From the start, the challenge was how to develop a law school with a “unified identity in a binary reality,” Olcott said. What came out of the planning was a renovated Trickett Hall housing a law library named for H. Laddie Montague Jr., a Philadelphia trial attorney who donated $4 million toward the project.
For Olcott, it made sense to house the library in the old building to recognize the historic legacy Trickett Hall represents. As for Lewis Katz Hall, it became a venue for advanced video-conferencing technology allowing for real-time interaction between faculty and students at both campuses and around the world.
“We can look to the future without erasing the past,” Olcott said.
‘It wasn’t easy’
Gov. Ed Rendell explained how the dual campus concept came out of tough talks between Penn State and advocates for keeping a law school presence in town. The state helped by providing a $25 million grant that was used in the Trickett Hall renovation project.
“It wasn’t easy,” Rendell recalled. “There were many twists and turns, but we kept it in Carlisle. We got it right for the benefit of future law school students who will do so much good for so many causes.”
Steve Garban is chairman of the Penn State Board of Trustees. He called the ceremony Friday a great day for the University and the law school.

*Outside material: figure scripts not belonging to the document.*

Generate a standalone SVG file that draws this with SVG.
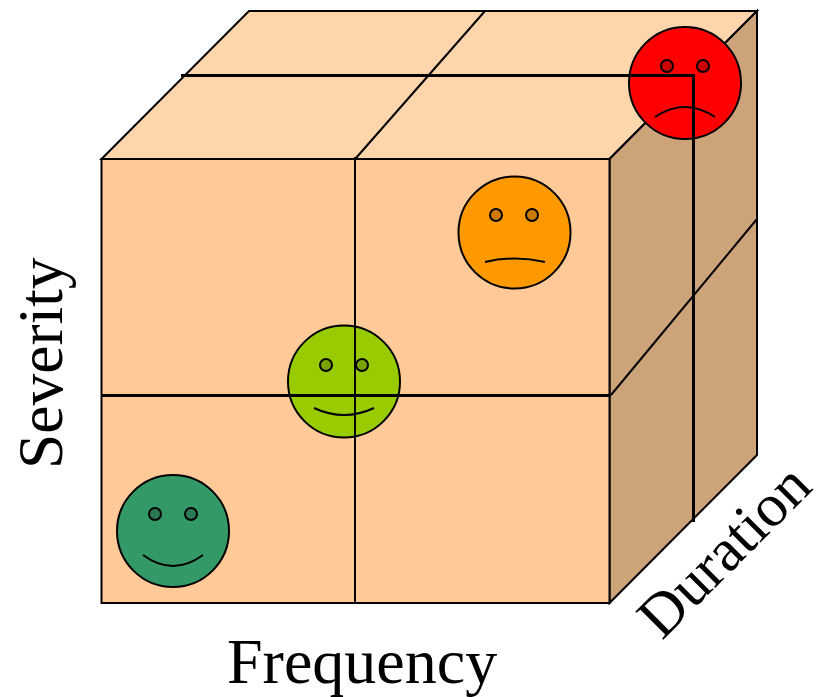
<svg xmlns="http://www.w3.org/2000/svg" width="817" height="697" viewBox="0 0 817 697">
<style>
.f{stroke:#000;stroke-width:2;stroke-linejoin:miter}
.l{fill:none;stroke:#000;stroke-width:2}
.t{fill:none;stroke:#000;stroke-width:3}
.m{fill:none;stroke:#000;stroke-width:2}
.e{stroke:#000;stroke-width:2}
text{font-family:"Liberation Serif","Times New Roman",serif;font-size:64px;fill:#000}
</style>
<g id="cube">
<polygon class="f" points="101.500,159 249,11 757,11 609.500,159" fill="#ffd5ac"/>
<polygon class="f" points="609.500,159 757,11 757,455 609.500,603" fill="#cda47a"/>
<rect class="f" x="101.500" y="159" width="508" height="444" fill="#ffc998"/>
</g>
<g id="face-orange">
<circle class="f" cx="514.500" cy="232.500" r="56" fill="#ff9900"/>
<circle class="e" cx="496" cy="215" r="6" fill="#cc7a00"/>
<circle class="e" cx="532" cy="215" r="6" fill="#cc7a00"/>
<path class="m" d="M485,262Q515,255 545,262"/>
</g>
<g id="face-red">
<circle class="f" cx="685" cy="83" r="56" fill="#ff0000"/>
<circle class="e" cx="667" cy="66" r="6" fill="#cc0000"/>
<circle class="e" cx="703" cy="66" r="6" fill="#cc0000"/>
<path class="m" d="M655,117Q685,97 715,117"/>
</g>
<g id="face-lime">
<circle class="f" cx="344" cy="381.500" r="56" fill="#99cc00"/>
<circle class="e" cx="326" cy="365" r="6" fill="#7aa300"/>
<circle class="e" cx="362" cy="365" r="6" fill="#7aa300"/>
<path class="m" d="M314,408Q344,422 374,408"/>
</g>
<g id="face-green">
<circle class="f" cx="173" cy="531" r="56" fill="#339966"/>
<circle class="e" cx="155" cy="514" r="6" fill="#297a52"/>
<circle class="e" cx="191" cy="514" r="6" fill="#297a52"/>
<path class="m" d="M143,555Q173,577 203,555"/>
</g>
<g id="connectors">
<line class="l" x1="355" y1="157" x2="355" y2="603"/>
<line class="l" x1="356" y1="158" x2="485" y2="11"/>
<line class="l" x1="611" y1="395" x2="757" y2="219"/>
<line class="t" x1="101" y1="395.500" x2="611" y2="395.500"/>
<polyline class="t" points="181,75.500 693.500,75.500 693.500,522"/>
</g>
<g id="labels">
<text x="227" y="683">Frequency</text>
<text transform="translate(62,469) rotate(-90)" style="font-size:63.500px">Severity</text>
<text transform="translate(662,641) rotate(-45)" style="font-size:60.500px">Duration</text>
</g>
</svg>
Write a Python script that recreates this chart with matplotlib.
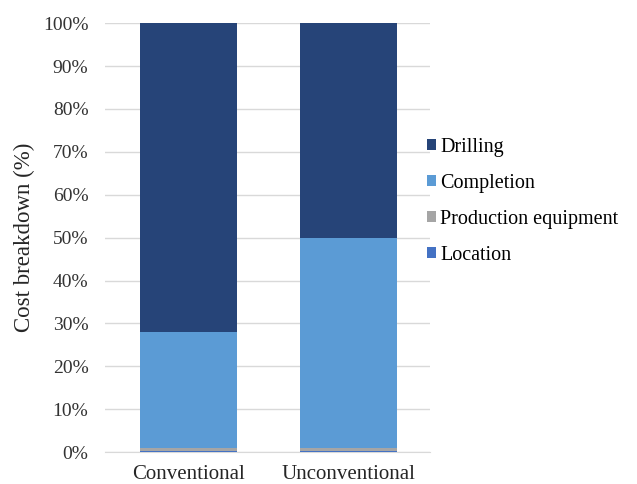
import matplotlib.pyplot as plt
import numpy as np

plt.rcParams['font.family'] = ['Liberation Serif', 'DejaVu Serif']

categories = ["Conventional", "Unconventional"]
series = ["Location", "Production equipment", "Completion", "Drilling"]
location = [0.3, 0.3]
production = [0.7, 0.7]
completion = [27.0, 49.0]
drilling = [72.0, 50.0]
colors = {"Drilling": "#264478", "Completion": "#5B9BD5",
          "Production equipment": "#A5A5A5", "Location": "#4472C4"}

values = {"Location": location, "Production equipment": production,
          "Completion": completion, "Drilling": drilling}

fig = plt.figure(figsize=(6.37, 4.84), dpi=100)
ax = fig.add_axes([0.165, 0.066, 0.51, 0.886])

x = np.arange(len(categories))
bottom = np.zeros(len(categories))
bars = {}
for name in series:
    bars[name] = ax.bar(x, values[name], 0.61, bottom=bottom, color=colors[name],
                        label=name, zorder=3)
    bottom += np.array(values[name])

ax.set_xlim(-0.52, 1.51)
ax.set_ylim(0, 100)
ax.set_yticks(np.arange(0, 101, 10))
ax.set_yticklabels([f"{v}%" for v in range(0, 101, 10)], fontsize=14, color="#333333")
ax.set_xticks(x)
ax.set_xticklabels(categories, fontsize=15, color="#262626")
ax.set_ylabel("Cost breakdown (%)", fontsize=16.5, color="#262626")
ax.yaxis.set_label_coords(-0.215, 0.5)
ax.grid(axis="y", color="#D9D9D9", linewidth=1, zorder=0)
ax.tick_params(axis="y", length=0, pad=12)
ax.tick_params(axis="x", length=0, pad=9)
for s in ["top", "right", "left"]:
    ax.spines[s].set_visible(False)
ax.spines["bottom"].set_color("#D9D9D9")

handles = [bars[n] for n in ["Drilling", "Completion", "Production equipment", "Location"]]
ax.legend(handles, ["Drilling", "Completion", "Production equipment", "Location"],
          loc="center left", bbox_to_anchor=(0.935, 0.585), frameon=False,
          fontsize=14.5, handlelength=0.45, handleheight=0.45, handletextpad=0.2,
          labelspacing=0.85)

fig.savefig("out.png", dpi=100)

“Trickett Hall is looking fantastic,” Garban said. “The law school is the new model for legal education. It combines the stateliness of Trickett Hall with the emerging of new technology. The value of this building will be seen through the generations of students.”
First-year students Allison Gerhart and Rebekah Saidman-Krauss chose Carlisle over State College because Carlisle offered a small town feel without the distractions of a large university town.
“I’m glad they’ve elected to keep the Carlisle campus,” said Gerhart, adding she feels privileged to be a part of law school history. Saidman-Krauss thought Penn State has done a good job balancing the fine points of its Carlisle location with those of University Park.
Growth trend
The future of a continued law school presence in Carlisle ultimately will be decided by the administration, Saidman-Krauss said. She added that as long as there are students like herself and Gerhart, Penn State will also have the demographic who prefers the Carlisle campus.
Attorney Brian Addison of York is a 1979 graduate of Dickinson School of Law. He thought the idea of a two-location law school was a good idea because it combined the resources of University Park with all the traditional benefits of having the Carlisle campus in a county seat near the state capital.
Before the dual campus concept, Dickinson School of Law was only able to draw 1,600 student applications each year, Dean Philip McConnaughay said. Applications for the 2011 academic year have exceeded 5,300 and the current student body is the most diverse in the school’s history.
McConnaughay added, in recent years, the law school has been able to recruit some of the world’s leading legal scholars and pioneers in the field. It has also introduced new programs including one where students spend an entire semester in Harrisburg and Washington, D.C., immersed in the workings of state and federal government.